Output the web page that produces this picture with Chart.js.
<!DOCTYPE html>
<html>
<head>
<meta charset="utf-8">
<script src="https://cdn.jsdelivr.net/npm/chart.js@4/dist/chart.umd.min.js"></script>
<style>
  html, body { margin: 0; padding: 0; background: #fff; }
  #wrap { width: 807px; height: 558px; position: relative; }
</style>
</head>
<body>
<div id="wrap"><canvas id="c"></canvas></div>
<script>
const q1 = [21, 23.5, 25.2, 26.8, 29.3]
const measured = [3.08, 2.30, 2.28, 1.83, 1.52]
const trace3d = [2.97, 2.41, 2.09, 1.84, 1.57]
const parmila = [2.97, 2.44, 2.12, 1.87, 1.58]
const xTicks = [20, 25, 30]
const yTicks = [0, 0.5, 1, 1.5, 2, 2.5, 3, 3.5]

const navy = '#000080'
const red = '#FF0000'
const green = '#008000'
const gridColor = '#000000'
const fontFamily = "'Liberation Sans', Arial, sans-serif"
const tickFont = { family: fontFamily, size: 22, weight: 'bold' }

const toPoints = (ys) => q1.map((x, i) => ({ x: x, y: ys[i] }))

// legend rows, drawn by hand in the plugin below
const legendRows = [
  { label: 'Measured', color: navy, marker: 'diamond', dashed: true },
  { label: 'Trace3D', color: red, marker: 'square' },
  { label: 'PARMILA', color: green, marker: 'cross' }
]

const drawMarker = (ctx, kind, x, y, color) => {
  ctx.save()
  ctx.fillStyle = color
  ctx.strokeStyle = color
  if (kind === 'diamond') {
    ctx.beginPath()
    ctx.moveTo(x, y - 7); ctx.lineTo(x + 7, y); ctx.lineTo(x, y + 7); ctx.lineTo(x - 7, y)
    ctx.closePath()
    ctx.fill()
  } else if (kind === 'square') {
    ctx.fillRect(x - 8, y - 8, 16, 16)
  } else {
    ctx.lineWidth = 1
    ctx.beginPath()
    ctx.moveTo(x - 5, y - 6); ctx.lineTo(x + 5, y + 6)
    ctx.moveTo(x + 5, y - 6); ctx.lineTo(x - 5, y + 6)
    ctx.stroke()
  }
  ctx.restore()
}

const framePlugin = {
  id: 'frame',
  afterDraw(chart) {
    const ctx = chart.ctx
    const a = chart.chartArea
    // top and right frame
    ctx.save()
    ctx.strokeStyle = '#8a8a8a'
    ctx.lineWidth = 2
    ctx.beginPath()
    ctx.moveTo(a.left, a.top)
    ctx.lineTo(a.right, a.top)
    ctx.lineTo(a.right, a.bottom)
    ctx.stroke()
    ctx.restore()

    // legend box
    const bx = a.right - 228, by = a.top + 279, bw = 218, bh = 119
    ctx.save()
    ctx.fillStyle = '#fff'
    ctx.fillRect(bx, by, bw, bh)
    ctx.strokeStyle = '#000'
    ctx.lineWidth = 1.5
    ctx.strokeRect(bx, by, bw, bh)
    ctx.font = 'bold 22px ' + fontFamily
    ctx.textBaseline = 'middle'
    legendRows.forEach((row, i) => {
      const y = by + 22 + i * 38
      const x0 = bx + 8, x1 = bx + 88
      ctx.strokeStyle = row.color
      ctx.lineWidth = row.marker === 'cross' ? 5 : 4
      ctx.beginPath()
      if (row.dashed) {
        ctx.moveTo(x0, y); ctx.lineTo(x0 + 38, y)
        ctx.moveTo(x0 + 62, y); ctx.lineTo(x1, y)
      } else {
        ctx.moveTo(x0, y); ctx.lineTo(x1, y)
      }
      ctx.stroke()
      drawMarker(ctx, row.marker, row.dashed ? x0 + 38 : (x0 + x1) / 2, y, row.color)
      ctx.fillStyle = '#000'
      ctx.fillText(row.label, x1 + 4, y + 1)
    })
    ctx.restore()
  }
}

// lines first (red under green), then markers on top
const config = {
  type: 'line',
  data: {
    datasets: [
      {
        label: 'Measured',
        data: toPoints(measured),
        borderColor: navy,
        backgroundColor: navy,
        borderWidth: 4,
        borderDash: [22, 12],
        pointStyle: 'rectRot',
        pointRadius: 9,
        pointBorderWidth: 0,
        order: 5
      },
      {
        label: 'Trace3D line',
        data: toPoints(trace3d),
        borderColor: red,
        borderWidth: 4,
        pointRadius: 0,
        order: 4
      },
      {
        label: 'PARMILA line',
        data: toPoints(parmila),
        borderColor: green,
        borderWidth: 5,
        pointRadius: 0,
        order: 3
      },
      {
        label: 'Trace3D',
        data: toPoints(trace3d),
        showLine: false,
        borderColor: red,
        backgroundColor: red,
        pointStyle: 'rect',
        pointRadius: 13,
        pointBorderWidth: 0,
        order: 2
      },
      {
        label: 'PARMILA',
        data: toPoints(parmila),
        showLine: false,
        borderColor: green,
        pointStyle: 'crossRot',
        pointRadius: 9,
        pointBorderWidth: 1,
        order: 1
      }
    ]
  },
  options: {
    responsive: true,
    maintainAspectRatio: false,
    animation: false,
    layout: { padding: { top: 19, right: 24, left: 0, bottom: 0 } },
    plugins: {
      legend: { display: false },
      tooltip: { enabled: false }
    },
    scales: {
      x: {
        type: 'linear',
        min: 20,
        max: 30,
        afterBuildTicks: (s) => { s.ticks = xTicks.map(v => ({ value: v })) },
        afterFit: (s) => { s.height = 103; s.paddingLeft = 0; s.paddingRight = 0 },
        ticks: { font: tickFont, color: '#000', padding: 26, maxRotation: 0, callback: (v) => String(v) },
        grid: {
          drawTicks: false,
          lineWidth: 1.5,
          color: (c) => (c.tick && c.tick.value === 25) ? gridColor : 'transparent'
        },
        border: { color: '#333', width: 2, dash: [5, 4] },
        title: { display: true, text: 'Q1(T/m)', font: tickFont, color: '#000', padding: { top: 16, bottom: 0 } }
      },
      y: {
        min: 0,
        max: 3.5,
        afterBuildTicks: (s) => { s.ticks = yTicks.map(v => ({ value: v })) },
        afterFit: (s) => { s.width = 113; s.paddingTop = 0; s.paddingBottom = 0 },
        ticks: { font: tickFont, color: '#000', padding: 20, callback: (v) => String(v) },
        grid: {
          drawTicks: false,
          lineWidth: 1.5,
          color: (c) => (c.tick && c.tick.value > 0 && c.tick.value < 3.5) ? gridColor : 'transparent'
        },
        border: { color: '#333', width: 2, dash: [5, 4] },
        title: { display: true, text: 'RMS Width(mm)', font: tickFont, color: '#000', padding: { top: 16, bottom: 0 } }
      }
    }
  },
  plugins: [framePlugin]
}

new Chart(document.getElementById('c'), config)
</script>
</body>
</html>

####

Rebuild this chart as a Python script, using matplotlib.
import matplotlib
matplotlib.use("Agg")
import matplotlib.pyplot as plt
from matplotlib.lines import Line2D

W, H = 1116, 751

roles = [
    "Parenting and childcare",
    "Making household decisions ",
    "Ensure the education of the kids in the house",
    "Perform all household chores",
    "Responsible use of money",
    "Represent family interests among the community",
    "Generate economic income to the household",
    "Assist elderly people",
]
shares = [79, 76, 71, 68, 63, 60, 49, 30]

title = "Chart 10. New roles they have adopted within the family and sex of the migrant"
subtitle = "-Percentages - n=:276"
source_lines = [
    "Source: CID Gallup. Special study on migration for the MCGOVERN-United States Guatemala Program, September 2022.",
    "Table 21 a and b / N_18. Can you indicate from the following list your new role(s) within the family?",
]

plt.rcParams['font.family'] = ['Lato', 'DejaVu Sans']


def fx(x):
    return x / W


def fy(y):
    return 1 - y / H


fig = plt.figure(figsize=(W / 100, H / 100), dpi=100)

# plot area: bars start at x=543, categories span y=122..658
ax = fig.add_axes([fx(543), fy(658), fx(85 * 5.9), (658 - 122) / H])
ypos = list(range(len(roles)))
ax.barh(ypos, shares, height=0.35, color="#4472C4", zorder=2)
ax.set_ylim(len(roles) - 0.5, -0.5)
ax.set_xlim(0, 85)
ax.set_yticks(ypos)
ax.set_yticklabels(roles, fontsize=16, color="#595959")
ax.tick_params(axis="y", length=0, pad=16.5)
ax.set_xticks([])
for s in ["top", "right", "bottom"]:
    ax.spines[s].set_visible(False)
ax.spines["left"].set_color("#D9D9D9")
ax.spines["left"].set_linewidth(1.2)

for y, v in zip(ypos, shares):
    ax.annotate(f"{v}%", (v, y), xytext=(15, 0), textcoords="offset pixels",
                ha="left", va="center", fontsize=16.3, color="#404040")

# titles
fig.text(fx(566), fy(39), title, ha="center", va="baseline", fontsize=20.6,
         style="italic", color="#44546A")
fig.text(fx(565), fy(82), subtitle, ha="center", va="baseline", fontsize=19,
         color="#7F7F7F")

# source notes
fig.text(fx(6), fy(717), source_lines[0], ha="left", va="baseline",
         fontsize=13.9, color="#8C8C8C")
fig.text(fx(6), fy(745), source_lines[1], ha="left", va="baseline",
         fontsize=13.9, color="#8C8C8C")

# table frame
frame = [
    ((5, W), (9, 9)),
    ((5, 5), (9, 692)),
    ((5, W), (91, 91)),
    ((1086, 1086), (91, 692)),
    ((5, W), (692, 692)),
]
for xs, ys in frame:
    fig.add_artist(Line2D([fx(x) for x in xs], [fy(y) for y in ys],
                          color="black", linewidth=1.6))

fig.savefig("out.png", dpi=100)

####

-- Problem --
Looking at the data above, return every line from the one with "Rebuild this chart" down to the one with "W, H = 1116, 751", exactly and inclusively.

-- Response --
Rebuild this chart as a Python script, using matplotlib.
import matplotlib
matplotlib.use("Agg")
import matplotlib.pyplot as plt
from matplotlib.lines import Line2D

W, H = 1116, 751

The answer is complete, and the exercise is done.